BOULDER, Colo. — A college student's stolen RV ended up racking up a big impound bill in Colorado after he says he wasn't notified it had been found. It's something one state representative hopes to fix with legislation in the next session.
Spencer Chan was living out of his 1979 Holiday Rambler. When he had to fly home for his grandfather's funeral, he parked his beloved RV near a friend's house.
When the friend contacted him to tell him the RV was no longer there, he immediately thought it had been towed. He soon discovered it was stolen.
“I felt pretty upset about it, and I was living in the RV. This was my home," Chan said.
Nearly all of his belongings were inside the RV, which was stolen in Flagstaff, Arizona. He filed a police report and waited to hear an update.

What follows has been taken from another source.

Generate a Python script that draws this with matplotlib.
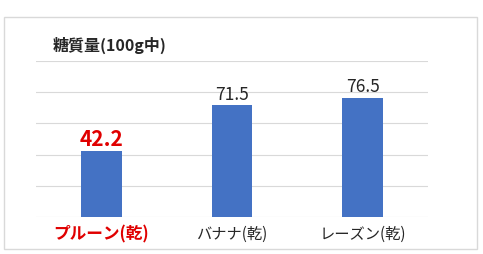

"I had pretty much given up any hope of finding it. The cops didn’t seem very interested in finding it ‚ it was a low priority," Chan said.
Just when he had given up hope, he received a letter in the mail saying the RV had been impounded and it was sitting in a tow yard in Boulder, Colorado. Chan says he drove to Colorado to pick up the RV, but he didn't realize the extent of the fines that had been piling up.
Contact Denver7 confirmed there was a delay, and Chan was not immediately notified that the vehicle was recovered.
"Probably two weeks before I found out from the tow company, so I never actually heard from police until I called them and said they found my RV. 'What’s going on? Why didn’t you tell me?'" said Chan.
A sergeant with the Flagstaff Police Department said there was a communication error. He explained that the dispatch center was notified when the vehicle was recovered, but the message was never relayed to patrol. He said due to the nature of the error, the city will pay the costs of the towing up until the point that Chan received proper notification.
"We could do this story every day with a different name and a different dollar amount and a different kind of car or something. This happens all the time," said Rep. Tom Sullivan, D-Centennial.
In fact, an Arapahoe County man also reached out to Contact Denver7 in July after he received an $800 impound bill to get back his stolen car.
Sullivan doesn't believe victims of a crime should be on the hook for expenses related to towing and impound fees. He previously introduced a bill that would have established a grant program to help crime victims facing fees related to a vehicle being impounded or towed. He said he plans to reintroduce similar legislation because he believes there's a great need.
"We already had the legislation already written up, so we’re taking a look to see if we have to revamp that, write it, do something different on it, but it all is coming down to like it was before: There has to be some money there," Sullivan said.